Review Article

Potential Role of Drebrin A, an F-Actin Binding Protein, in Reactive Synaptic Plasticity after Pilocarpine-Induced Seizures: Functional Implications in Epilepsy

Figure 2

Scheme illustrating a model of temporal lobe epilepsy induced by pilocarpine in adult rat. Adult rats were injected intraperitoneally (i.p.) with pilocarpine hydrochloride, a muscarinic cholinergic agonist. The injection produces a status epilepticus (SE) that is stopped after 3 hr by a single injection of diazepam to reduce mortality of the animals. The rats were then observed periodically in the vivarium for general behavior and occurrence of spontaneous seizures for a period of 16 weeks.
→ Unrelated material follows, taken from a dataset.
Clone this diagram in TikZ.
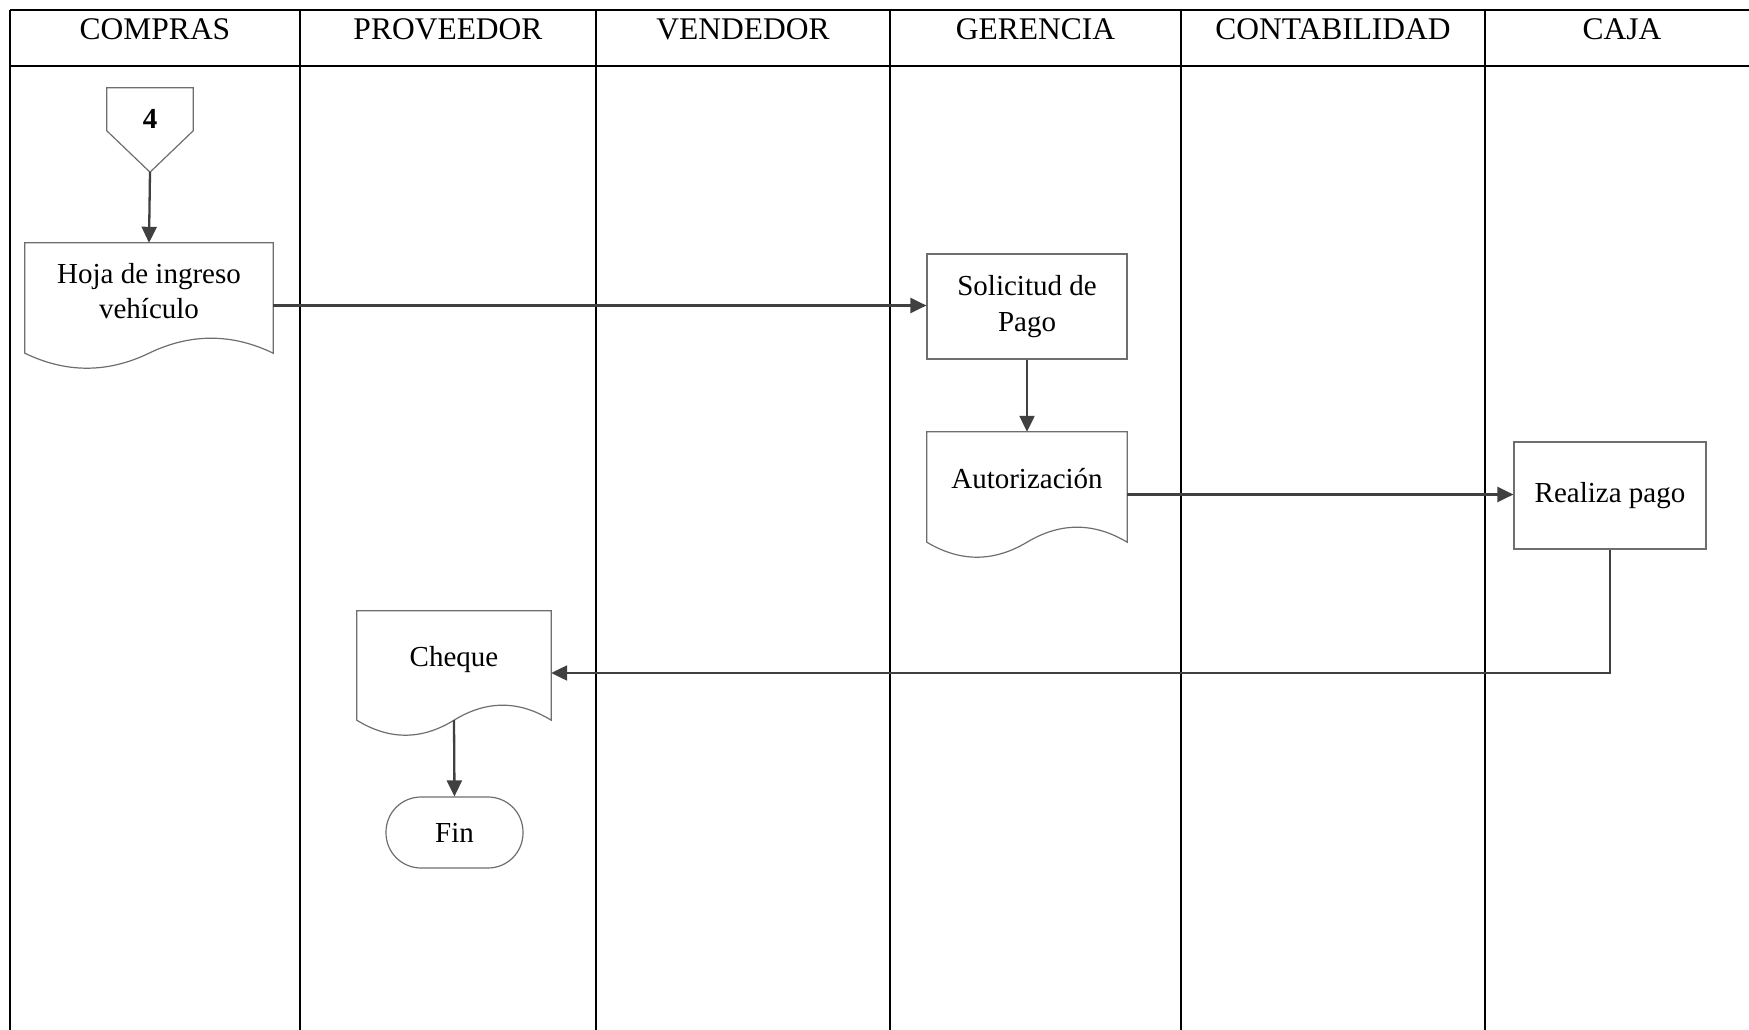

Pilocarpine-treated animals were analyzed at several postinjection intervals: during the latent period, when animals displayed an apparently normal behavior (1 and 2 weeks), and during the chronic stage, when the animals have developed spontaneous recurrent limbic seizures (8–16 weeks). It has been previously demonstrated in this model of pilocarpine-treated rats, by using in vivo electroencephalographic recordings that the first spontaneous seizures occur during the third week after status epilepticus [46]. In this model, a dynamic reorganization of the glutamatergic network, including neurodegeneration, neurogenesis, neo-spinogenesis, spine morphogenesis, and neo-synaptogenesis associated with an aberrant sprouting of granule cell axons, is well established in the dentate gyrus.